[start]
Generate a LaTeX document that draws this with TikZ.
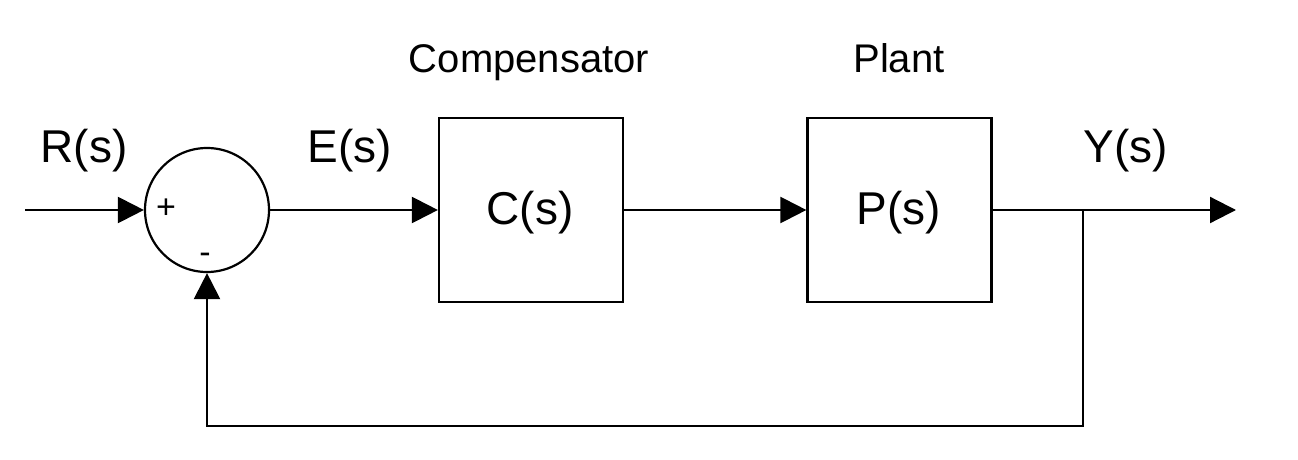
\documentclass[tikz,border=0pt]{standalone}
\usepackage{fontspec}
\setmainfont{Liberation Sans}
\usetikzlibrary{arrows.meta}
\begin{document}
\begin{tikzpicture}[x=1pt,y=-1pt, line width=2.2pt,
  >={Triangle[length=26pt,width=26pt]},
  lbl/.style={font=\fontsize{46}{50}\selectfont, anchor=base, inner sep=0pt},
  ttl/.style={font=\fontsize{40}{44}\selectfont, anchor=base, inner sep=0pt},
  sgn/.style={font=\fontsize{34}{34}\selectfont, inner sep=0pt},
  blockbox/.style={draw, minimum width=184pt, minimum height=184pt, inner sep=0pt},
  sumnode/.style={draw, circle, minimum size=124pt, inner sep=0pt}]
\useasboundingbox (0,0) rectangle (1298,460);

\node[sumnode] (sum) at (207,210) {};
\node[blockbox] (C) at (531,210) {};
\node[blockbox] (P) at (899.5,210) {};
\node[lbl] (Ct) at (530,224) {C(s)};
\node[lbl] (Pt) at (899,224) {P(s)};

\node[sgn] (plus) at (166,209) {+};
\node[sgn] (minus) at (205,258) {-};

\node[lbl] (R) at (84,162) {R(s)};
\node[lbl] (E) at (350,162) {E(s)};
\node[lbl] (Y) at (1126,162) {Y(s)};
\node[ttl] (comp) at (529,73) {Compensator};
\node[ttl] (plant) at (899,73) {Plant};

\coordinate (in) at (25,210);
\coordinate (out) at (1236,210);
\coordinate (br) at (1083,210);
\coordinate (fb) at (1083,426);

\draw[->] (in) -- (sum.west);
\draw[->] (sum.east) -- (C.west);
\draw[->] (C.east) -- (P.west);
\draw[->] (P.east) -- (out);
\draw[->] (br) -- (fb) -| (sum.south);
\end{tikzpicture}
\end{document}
[end]
Your instructions: Each line of the data is to be duplicated exactly; pictures stay out of the copy.

Answer to the task:
Generate a LaTeX document that draws this with TikZ.
\documentclass[tikz,border=0pt]{standalone}
\usepackage{fontspec}
\setmainfont{Liberation Sans}
\usetikzlibrary{arrows.meta}
\begin{document}
\begin{tikzpicture}[x=1pt,y=-1pt, line width=2.2pt,
  >={Triangle[length=26pt,width=26pt]},
  lbl/.style={font=\fontsize{46}{50}\selectfont, anchor=base, inner sep=0pt},
  ttl/.style={font=\fontsize{40}{44}\selectfont, anchor=base, inner sep=0pt},
  sgn/.style={font=\fontsize{34}{34}\selectfont, inner sep=0pt},
  blockbox/.style={draw, minimum width=184pt, minimum height=184pt, inner sep=0pt},
  sumnode/.style={draw, circle, minimum size=124pt, inner sep=0pt}]
\useasboundingbox (0,0) rectangle (1298,460);

\node[sumnode] (sum) at (207,210) {};
\node[blockbox] (C) at (531,210) {};
\node[blockbox] (P) at (899.5,210) {};
\node[lbl] (Ct) at (530,224) {C(s)};
\node[lbl] (Pt) at (899,224) {P(s)};

\node[sgn] (plus) at (166,209) {+};
\node[sgn] (minus) at (205,258) {-};

\node[lbl] (R) at (84,162) {R(s)};
\node[lbl] (E) at (350,162) {E(s)};
\node[lbl] (Y) at (1126,162) {Y(s)};
\node[ttl] (comp) at (529,73) {Compensator};
\node[ttl] (plant) at (899,73) {Plant};

\coordinate (in) at (25,210);
\coordinate (out) at (1236,210);
\coordinate (br) at (1083,210);
\coordinate (fb) at (1083,426);

\draw[->] (in) -- (sum.west);
\draw[->] (sum.east) -- (C.west);
\draw[->] (C.east) -- (P.west);
\draw[->] (P.east) -- (out);
\draw[->] (br) -- (fb) -| (sum.south);
\end{tikzpicture}
\end{document}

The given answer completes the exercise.